### Short exercise
Go from the first line to the line with "(aft) at (101,387)" and return those lines verbatim, ends included.

### Dataset extract
** Begin **

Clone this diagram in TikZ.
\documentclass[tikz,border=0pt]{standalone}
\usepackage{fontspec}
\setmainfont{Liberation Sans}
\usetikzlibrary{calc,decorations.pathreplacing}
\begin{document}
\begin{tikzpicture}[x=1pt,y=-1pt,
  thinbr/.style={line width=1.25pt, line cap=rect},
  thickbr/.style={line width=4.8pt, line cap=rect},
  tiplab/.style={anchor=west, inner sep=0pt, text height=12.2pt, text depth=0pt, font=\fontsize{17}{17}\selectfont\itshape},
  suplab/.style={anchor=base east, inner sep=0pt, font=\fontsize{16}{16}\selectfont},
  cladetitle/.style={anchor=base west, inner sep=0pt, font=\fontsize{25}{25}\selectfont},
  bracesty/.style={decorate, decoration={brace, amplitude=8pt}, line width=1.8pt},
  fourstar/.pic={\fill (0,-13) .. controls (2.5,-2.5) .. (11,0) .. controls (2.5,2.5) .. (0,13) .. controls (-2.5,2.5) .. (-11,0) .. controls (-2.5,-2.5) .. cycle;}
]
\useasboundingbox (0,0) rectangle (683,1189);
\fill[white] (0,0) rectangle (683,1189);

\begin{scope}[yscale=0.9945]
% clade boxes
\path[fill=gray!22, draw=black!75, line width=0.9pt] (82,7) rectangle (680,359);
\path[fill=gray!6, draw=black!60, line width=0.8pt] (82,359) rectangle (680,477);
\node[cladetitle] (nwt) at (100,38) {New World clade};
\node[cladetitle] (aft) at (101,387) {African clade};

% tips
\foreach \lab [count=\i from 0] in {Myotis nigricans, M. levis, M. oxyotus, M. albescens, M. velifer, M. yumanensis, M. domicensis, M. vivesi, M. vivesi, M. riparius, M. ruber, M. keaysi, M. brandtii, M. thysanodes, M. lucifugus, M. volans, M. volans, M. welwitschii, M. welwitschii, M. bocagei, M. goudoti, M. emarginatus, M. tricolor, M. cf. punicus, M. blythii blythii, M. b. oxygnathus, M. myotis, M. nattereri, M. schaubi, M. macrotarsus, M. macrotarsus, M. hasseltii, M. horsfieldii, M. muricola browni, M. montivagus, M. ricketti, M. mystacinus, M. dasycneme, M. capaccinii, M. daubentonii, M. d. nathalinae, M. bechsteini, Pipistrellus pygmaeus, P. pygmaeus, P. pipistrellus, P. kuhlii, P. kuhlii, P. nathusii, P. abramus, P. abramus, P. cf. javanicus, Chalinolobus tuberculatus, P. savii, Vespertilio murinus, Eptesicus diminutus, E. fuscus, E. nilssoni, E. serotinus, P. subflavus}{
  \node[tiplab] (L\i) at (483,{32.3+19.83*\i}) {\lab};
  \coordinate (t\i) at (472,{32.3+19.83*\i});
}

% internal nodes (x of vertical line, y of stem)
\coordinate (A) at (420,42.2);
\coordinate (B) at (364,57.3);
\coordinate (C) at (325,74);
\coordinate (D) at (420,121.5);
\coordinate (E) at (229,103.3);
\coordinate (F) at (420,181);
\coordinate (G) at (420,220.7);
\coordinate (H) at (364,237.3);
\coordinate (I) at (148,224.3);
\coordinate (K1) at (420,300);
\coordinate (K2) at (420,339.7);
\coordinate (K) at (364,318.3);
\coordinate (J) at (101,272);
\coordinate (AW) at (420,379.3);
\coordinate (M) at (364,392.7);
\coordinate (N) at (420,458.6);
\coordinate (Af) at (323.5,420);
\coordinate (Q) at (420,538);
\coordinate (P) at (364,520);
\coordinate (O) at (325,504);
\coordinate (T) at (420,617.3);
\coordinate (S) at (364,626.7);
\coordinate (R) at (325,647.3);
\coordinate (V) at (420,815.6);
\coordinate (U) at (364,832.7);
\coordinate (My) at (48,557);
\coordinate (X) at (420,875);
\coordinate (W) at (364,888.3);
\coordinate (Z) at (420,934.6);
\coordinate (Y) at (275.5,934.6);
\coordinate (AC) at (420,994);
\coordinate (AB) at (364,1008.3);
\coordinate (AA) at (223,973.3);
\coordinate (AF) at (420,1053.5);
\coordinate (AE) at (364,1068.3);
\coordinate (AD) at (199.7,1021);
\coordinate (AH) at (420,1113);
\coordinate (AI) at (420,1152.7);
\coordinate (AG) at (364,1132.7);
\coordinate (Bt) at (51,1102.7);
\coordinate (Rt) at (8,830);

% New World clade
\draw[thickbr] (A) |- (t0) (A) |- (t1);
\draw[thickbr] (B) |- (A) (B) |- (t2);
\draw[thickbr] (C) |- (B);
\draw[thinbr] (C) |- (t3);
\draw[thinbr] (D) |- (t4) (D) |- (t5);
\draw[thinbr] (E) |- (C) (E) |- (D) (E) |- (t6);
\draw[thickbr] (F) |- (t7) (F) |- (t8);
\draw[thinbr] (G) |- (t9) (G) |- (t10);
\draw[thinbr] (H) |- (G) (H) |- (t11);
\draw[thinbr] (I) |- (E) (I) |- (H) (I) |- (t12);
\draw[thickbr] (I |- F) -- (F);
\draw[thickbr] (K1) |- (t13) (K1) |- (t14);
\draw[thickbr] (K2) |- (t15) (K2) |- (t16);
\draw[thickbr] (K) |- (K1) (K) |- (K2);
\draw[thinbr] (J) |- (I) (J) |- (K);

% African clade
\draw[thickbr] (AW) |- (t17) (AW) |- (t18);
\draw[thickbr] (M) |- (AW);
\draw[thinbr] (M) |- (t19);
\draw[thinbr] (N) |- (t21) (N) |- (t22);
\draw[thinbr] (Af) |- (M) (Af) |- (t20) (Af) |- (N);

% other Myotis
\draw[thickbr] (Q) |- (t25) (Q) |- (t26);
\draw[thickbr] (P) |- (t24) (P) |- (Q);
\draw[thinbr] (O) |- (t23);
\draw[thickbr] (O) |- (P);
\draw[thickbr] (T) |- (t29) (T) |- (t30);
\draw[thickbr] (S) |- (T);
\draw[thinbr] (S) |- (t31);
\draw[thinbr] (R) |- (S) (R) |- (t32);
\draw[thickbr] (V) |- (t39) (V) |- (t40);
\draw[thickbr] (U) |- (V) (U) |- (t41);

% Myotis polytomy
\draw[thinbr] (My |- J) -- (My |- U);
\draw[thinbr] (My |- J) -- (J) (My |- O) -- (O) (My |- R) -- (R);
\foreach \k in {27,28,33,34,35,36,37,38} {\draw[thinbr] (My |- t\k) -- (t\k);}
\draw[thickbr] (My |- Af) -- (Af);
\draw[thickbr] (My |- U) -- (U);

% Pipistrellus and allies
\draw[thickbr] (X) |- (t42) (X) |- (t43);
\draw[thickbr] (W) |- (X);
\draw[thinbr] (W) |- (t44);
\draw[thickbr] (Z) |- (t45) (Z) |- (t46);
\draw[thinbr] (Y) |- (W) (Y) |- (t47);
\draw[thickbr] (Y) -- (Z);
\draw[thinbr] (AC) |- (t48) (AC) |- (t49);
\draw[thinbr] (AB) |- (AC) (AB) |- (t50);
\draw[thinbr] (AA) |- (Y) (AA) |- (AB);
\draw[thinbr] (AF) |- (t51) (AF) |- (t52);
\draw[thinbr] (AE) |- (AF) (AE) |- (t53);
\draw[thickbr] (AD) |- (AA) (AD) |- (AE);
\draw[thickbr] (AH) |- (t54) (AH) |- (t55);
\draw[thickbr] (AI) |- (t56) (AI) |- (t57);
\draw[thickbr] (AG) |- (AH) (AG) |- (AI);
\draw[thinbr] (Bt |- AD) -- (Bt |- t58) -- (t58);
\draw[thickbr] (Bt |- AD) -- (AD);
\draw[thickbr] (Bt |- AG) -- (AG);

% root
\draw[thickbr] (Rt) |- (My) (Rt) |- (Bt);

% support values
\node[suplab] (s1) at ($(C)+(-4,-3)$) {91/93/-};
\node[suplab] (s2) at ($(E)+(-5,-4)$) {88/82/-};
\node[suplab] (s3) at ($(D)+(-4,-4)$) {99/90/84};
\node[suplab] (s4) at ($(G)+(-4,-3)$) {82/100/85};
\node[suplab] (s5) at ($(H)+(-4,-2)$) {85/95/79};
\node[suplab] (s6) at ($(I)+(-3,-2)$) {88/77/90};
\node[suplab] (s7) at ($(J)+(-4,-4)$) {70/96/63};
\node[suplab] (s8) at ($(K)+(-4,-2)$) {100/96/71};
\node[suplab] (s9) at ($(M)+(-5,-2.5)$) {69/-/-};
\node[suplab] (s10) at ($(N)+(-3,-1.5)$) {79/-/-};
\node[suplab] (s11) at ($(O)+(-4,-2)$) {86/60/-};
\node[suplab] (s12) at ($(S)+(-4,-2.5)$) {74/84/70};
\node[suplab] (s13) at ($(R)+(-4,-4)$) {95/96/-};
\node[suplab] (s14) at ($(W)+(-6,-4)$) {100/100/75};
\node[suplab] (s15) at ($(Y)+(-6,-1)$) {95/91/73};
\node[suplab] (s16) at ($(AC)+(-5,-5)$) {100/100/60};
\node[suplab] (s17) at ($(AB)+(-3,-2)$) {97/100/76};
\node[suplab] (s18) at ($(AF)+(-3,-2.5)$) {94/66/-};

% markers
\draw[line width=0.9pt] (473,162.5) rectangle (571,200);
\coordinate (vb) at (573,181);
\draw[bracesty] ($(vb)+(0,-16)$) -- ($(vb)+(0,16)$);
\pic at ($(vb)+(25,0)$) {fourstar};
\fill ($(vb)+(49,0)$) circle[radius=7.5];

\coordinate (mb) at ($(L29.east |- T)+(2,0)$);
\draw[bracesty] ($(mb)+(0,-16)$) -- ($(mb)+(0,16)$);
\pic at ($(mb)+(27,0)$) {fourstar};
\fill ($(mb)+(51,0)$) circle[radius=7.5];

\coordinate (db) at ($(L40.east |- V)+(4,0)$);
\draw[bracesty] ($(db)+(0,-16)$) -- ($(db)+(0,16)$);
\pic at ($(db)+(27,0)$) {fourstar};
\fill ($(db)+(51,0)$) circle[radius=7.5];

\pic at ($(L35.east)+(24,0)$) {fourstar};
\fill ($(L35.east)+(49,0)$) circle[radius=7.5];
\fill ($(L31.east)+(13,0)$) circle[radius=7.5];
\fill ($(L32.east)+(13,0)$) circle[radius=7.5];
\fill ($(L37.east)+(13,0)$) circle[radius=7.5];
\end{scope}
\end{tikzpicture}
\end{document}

** End **

### Expected answer
Clone this diagram in TikZ.
\documentclass[tikz,border=0pt]{standalone}
\usepackage{fontspec}
\setmainfont{Liberation Sans}
\usetikzlibrary{calc,decorations.pathreplacing}
\begin{document}
\begin{tikzpicture}[x=1pt,y=-1pt,
  thinbr/.style={line width=1.25pt, line cap=rect},
  thickbr/.style={line width=4.8pt, line cap=rect},
  tiplab/.style={anchor=west, inner sep=0pt, text height=12.2pt, text depth=0pt, font=\fontsize{17}{17}\selectfont\itshape},
  suplab/.style={anchor=base east, inner sep=0pt, font=\fontsize{16}{16}\selectfont},
  cladetitle/.style={anchor=base west, inner sep=0pt, font=\fontsize{25}{25}\selectfont},
  bracesty/.style={decorate, decoration={brace, amplitude=8pt}, line width=1.8pt},
  fourstar/.pic={\fill (0,-13) .. controls (2.5,-2.5) .. (11,0) .. controls (2.5,2.5) .. (0,13) .. controls (-2.5,2.5) .. (-11,0) .. controls (-2.5,-2.5) .. cycle;}
]
\useasboundingbox (0,0) rectangle (683,1189);
\fill[white] (0,0) rectangle (683,1189);

\begin{scope}[yscale=0.9945]
% clade boxes
\path[fill=gray!22, draw=black!75, line width=0.9pt] (82,7) rectangle (680,359);
\path[fill=gray!6, draw=black!60, line width=0.8pt] (82,359) rectangle (680,477);
\node[cladetitle] (nwt) at (100,38) {New World clade};
\node[cladetitle] (aft) at (101,387) {African clade};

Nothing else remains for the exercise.